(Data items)
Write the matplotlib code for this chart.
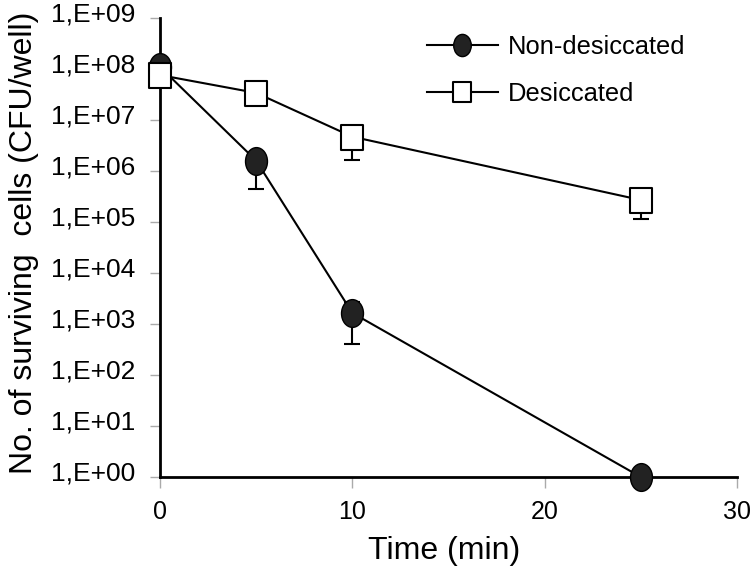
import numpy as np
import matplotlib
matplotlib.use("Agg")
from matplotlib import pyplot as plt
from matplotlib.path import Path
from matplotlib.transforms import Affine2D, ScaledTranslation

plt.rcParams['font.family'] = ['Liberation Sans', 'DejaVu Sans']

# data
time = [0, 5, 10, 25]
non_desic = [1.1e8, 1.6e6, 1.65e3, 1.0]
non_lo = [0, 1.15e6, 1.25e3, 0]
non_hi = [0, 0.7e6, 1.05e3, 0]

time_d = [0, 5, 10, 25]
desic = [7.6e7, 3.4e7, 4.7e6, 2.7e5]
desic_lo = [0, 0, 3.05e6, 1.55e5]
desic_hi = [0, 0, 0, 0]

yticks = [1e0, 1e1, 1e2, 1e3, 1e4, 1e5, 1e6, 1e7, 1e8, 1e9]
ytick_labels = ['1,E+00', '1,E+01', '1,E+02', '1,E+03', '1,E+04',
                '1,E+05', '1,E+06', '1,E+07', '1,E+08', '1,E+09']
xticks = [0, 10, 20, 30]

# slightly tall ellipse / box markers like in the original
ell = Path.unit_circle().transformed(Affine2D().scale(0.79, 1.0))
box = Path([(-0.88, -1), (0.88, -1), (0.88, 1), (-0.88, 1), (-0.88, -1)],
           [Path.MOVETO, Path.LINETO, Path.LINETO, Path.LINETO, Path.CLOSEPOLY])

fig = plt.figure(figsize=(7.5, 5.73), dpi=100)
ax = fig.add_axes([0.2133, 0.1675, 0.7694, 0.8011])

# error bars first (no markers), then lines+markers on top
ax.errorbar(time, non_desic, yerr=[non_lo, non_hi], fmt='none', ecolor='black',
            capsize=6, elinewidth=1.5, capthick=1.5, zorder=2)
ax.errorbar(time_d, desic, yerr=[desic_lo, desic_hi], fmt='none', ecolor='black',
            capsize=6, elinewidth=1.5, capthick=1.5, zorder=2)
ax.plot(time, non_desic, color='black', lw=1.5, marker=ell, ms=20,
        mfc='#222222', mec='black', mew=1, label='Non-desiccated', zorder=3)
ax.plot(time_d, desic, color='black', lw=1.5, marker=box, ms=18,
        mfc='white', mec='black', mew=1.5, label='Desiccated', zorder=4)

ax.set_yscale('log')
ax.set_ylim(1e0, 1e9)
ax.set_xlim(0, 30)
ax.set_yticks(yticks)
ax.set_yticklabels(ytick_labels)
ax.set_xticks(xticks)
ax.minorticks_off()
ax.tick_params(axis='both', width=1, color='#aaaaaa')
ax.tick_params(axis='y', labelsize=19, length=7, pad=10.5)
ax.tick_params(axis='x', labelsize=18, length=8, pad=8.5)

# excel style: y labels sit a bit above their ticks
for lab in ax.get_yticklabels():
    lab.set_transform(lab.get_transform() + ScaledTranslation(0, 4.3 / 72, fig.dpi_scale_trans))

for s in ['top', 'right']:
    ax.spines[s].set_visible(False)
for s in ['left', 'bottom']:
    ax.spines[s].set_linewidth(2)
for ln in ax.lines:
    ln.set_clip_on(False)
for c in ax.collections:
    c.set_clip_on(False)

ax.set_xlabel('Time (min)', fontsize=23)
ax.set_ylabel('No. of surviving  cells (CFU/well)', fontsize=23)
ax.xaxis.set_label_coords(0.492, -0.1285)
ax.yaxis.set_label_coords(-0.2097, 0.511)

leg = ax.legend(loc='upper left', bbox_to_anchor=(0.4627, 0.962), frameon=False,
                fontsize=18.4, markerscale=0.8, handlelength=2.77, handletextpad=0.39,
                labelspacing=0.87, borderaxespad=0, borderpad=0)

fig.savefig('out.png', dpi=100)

--

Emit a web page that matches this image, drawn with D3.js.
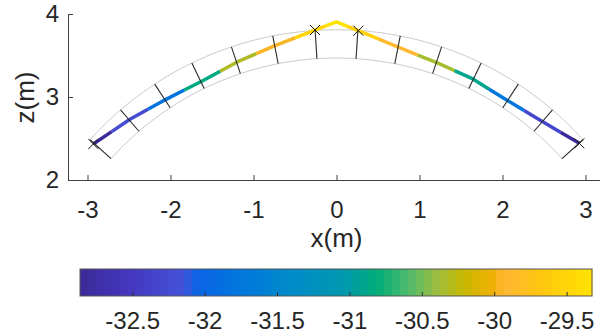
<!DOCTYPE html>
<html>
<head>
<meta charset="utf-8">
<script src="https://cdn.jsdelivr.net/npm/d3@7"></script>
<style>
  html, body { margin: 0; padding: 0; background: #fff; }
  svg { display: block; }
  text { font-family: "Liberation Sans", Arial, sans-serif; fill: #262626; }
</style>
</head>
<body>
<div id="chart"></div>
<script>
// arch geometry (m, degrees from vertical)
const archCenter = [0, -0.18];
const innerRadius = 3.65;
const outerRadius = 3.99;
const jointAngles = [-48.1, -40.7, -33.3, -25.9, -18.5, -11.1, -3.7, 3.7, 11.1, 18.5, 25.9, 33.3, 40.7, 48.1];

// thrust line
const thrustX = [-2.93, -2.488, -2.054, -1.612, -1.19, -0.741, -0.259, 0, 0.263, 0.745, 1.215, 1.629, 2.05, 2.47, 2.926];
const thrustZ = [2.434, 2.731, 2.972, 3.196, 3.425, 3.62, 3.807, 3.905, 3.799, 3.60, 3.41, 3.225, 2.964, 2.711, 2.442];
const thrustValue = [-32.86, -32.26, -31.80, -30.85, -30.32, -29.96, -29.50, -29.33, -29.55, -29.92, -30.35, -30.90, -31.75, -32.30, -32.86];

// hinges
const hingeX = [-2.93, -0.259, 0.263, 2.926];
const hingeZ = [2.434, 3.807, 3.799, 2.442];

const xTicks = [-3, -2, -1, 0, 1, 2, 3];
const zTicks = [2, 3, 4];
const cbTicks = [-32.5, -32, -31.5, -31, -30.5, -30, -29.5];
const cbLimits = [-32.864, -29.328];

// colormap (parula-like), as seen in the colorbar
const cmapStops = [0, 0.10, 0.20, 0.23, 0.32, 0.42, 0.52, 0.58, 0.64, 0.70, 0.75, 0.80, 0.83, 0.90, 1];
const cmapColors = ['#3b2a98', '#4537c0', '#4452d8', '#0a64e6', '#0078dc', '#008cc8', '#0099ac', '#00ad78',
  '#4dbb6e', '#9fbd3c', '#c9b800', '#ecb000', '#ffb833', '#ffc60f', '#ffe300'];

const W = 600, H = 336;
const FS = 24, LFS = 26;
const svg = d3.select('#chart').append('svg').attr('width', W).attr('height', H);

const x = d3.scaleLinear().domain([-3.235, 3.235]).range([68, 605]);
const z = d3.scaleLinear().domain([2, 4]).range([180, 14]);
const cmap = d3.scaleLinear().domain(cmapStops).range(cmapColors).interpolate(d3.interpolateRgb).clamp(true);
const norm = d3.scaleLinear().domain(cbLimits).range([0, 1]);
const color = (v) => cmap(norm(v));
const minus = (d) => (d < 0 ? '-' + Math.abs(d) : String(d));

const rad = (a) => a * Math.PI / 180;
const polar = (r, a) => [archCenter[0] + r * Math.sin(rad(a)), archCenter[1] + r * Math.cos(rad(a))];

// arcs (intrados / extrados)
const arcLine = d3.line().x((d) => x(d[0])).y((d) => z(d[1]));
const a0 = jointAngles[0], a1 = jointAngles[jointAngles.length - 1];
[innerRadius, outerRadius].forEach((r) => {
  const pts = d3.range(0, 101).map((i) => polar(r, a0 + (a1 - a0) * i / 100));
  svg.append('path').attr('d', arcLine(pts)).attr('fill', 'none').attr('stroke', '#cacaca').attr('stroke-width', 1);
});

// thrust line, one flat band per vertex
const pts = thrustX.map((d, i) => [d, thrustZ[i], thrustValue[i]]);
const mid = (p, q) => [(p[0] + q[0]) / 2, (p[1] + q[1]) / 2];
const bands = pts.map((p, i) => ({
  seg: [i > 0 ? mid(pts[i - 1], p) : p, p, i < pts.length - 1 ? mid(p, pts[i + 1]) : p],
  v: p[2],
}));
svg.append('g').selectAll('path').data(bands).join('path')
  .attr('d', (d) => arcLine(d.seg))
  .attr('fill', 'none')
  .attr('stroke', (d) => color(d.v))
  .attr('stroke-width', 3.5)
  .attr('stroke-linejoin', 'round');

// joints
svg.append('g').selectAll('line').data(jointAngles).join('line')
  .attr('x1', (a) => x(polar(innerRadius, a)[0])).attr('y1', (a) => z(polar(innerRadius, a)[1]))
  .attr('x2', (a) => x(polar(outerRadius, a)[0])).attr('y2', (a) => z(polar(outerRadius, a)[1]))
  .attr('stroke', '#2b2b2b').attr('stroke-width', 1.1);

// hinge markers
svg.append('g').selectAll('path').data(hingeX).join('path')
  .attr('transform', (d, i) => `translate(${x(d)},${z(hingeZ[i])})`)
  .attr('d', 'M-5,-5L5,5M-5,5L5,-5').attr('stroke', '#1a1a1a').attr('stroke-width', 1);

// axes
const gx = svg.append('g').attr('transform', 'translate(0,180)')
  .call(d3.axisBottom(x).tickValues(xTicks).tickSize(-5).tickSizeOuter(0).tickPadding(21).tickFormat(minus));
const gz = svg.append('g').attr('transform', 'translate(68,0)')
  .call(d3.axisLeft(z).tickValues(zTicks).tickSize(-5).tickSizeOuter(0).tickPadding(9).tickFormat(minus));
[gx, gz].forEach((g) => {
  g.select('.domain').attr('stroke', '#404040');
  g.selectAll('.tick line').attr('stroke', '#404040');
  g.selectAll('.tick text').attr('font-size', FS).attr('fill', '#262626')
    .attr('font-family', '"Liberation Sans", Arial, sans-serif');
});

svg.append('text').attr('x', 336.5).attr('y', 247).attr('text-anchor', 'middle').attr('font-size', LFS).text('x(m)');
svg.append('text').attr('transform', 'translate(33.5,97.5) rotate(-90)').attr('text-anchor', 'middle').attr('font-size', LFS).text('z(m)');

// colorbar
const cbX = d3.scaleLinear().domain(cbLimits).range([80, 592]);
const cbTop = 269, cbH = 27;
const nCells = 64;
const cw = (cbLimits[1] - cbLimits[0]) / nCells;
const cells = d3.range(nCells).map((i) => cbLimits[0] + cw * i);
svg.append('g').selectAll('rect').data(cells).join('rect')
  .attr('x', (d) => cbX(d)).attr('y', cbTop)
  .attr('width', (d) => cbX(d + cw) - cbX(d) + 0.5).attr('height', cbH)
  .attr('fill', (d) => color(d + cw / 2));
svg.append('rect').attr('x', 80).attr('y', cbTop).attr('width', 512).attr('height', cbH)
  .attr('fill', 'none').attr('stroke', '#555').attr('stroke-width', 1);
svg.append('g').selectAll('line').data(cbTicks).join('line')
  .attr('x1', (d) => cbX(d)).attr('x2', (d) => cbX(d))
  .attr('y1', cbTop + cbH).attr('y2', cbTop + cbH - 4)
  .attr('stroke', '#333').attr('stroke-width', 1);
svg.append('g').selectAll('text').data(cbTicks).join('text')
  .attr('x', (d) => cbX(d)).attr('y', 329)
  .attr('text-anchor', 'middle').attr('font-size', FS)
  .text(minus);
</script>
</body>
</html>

### REQUIRED TASK
Find every line in the listing that holds the string "chart", then say how many there are as a bare number.

### THE RESPONSE
3